Kathleen Anne Berroth and David Michael Diehr debated just about anything after they met in 1996 in their American cultures literature class at Sandy Union High School in Sandy, Ore.
“I was a super-liberal hippie,” said Ms. Berroth, who goes by Katie, and was new to the school. “David was, I guess, an independent Ayn Rand reader.”
They sat next to each other in class, and argued over symbolism, new literary terms and Ayn Rand’s book “Anthem” after he recommended it to her.
“I never asked her out,” said Mr. Diehr, who transferred to another school a few months later. “But I definitely thought about it.”
She then went East, and graduated from Wellesley with a degree in Japanese, and received an M.B.A. from N.Y.U. He graduated from the University of Oregon with a degree in philosophy.
Twenty-two years later, in 2018, after he recognized her smile and dimples in a photo she posted on the dating app OkCupid, he got a second chance.
“You remind me very much of a girl I knew 20 years ago,” he messaged her on May 12. “So, shot in the dark, did you go to high school in Sandy, Oregon,” said Mr. Diehr, 40, who is a software product manager in the Portland office at Expeditors International, a freight forwarding company in Seattle.
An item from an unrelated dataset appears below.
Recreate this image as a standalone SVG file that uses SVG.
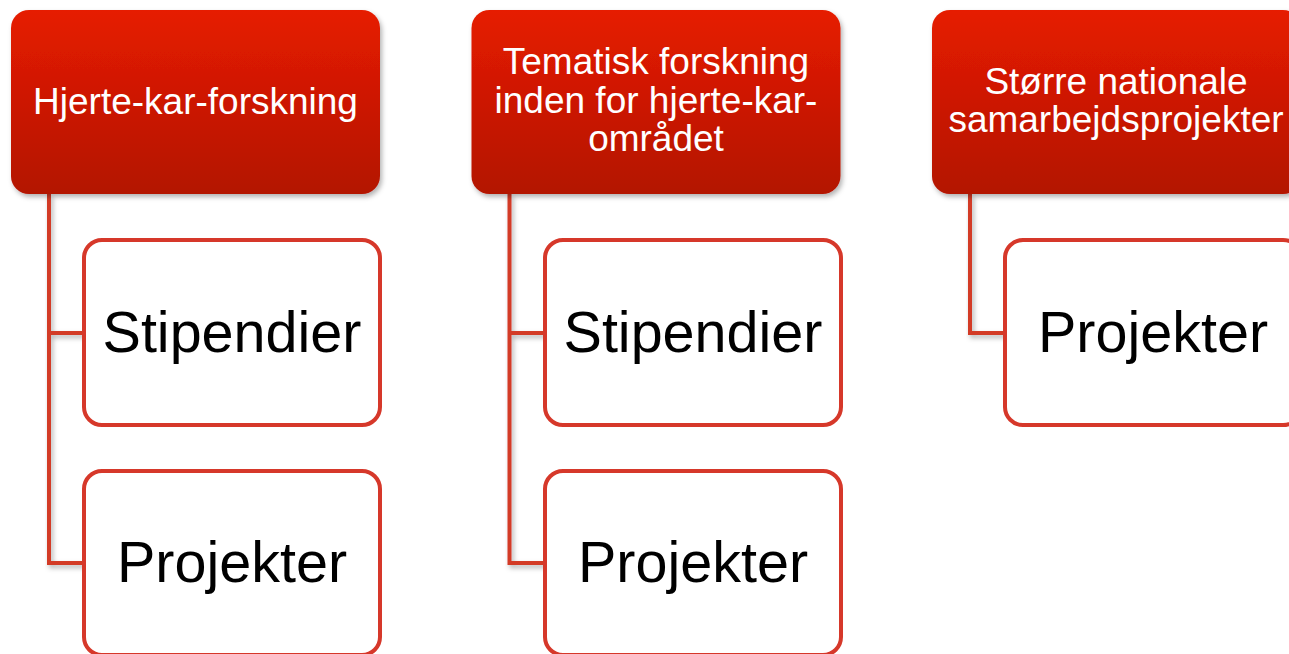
<svg xmlns="http://www.w3.org/2000/svg" width="1289" height="654" viewBox="0 0 1289 654">
  <defs>
    <linearGradient id="hdrGrad" x1="0" y1="0" x2="0" y2="1">
      <stop offset="0" stop-color="#e61c04"/>
      <stop offset="1" stop-color="#b31300"/>
    </linearGradient>
    <filter id="shadow" x="-10%" y="-10%" width="130%" height="130%">
      <feDropShadow dx="2" dy="3" stdDeviation="2.5" flood-color="#000" flood-opacity="0.3"/>
    </filter>
    <style>
      .hdr { fill: url(#hdrGrad); filter: url(#shadow); }
      .hdrText { font-family: "Liberation Sans", Arial, sans-serif; font-size: 37px; fill: #ffffff; text-anchor: middle; }
      .child { fill: #ffffff; stroke: #d6382a; stroke-width: 4; }
      .childText { font-family: "Liberation Sans", Arial, sans-serif; font-size: 57.5px; fill: #000000; text-anchor: middle; }
      .conn { fill: none; stroke: #d33a28; stroke-width: 4; filter: url(#shadow); }
    </style>
  </defs>
  <rect width="1289" height="654" fill="#ffffff"/>

  <g id="connectors">
    <path class="conn" d="M49,194 V563 H84 M49,333 H84"/>
    <path class="conn" d="M509.5,194 V563 H545 M509.5,333 H545"/>
    <path class="conn" d="M970,194 V333 H1005"/>
  </g>

  <g id="header1">
    <rect class="hdr" x="11" y="10" width="369" height="184" rx="18"/>
    <text class="hdrText" x="195.5" y="114">Hjerte-kar-forskning</text>
  </g>
  <g id="header2">
    <rect class="hdr" x="471.5" y="10" width="369" height="184" rx="18"/>
    <text class="hdrText" x="656" y="74">Tematisk forskning</text>
    <text class="hdrText" x="656" y="113">inden for hjerte-kar-</text>
    <text class="hdrText" x="656" y="151">området</text>
  </g>
  <g id="header3">
    <rect class="hdr" x="932" y="10" width="369" height="184" rx="18"/>
    <text class="hdrText" x="1116" y="94">Større nationale</text>
    <text class="hdrText" x="1116" y="132">samarbejdsprojekter</text>
  </g>

  <g id="child1a">
    <rect class="child" x="84" y="240" width="296" height="185" rx="18"/>
    <text class="childText" x="232" y="352">Stipendier</text>
  </g>
  <g id="child1b">
    <rect class="child" x="84" y="471" width="296" height="184" rx="18"/>
    <text class="childText" x="232" y="582">Projekter</text>
  </g>
  <g id="child2a">
    <rect class="child" x="545" y="240" width="296" height="185" rx="18"/>
    <text class="childText" x="693" y="352">Stipendier</text>
  </g>
  <g id="child2b">
    <rect class="child" x="545" y="471" width="296" height="184" rx="18"/>
    <text class="childText" x="693" y="582">Projekter</text>
  </g>
  <g id="child3a">
    <rect class="child" x="1005" y="240" width="296" height="185" rx="18"/>
    <text class="childText" x="1153" y="352">Projekter</text>
  </g>
</svg>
A day later she messaged back.
“Hah, well, yes,’” said Ms. Berroth, 39, the director of corporate strategy and business operations at Zillow, a real estate technology company in Seattle, where they both live. They are now looking for a house in Portland, Ore.
They met that day at Rogue Eastside Brewery in Portland on Mother’s Day, while she was visiting her mother and stepmother. (Ms. Berroth, who lived two hours away by plane in San Francisco, had decided since she had no luck meeting anyone online there she would give it a try in Portland where she planned to spend half her time).
“The first date was full of history of over 20 years,” said Mr. Diehr, and at the end of the date she asked him if he wanted to kiss her, and he did.
The following weekend they went to the Portland Art Museum, and by the end of the weekend Mr. Diehr asked her if he could call her his girlfriend.
“Yes, let’s do this,” she recalled saying. “His emotional honesty and heart were disarming.’’
They video chatted when she went on a three-week trip to visit friends in Singapore and Hong Kong, and then saw each other almost every weekend when she got back.
“Every night he would send me a song, and we call it David’s lullabies,’’ she said. “I have a whole playlist of 60 songs.”
He proposed 10 months after they reunited when they took a trip to Japan in a little garden at Nanzenji Temple in Kyoto.
They had planned to get married May 16 at the Exchange Ballroom, an events space in Southeast Portland, expecting 200 guests including some from Japan, Hong Kong, Scotland and Australia. But that was before the coronavirus outbreak.
Instead, they were married on the same date in the front garden at the home of Peggy Berroth and Sara Kirschenbaum, the bride’s mother and stepmother.
“My moms pulled together a beautiful day beyond all expectations,” Ms. Berroth said. Nicholas Pyle, a Universal Life minister, and the fiancé of Ms. Berroth’s sister, officiated, before 11 socially distanced, masked family members, her mother’s dog and a photographer.
The couple also brought a foot-and-a-half-tall almond coconut cake from the Wandering Goose restaurant in Seattle, with plenty of leftovers for guests. They celebrated as a playlist of songs from 1996 was played.
“They were songs from the year we met,’’ Ms. Berroth said.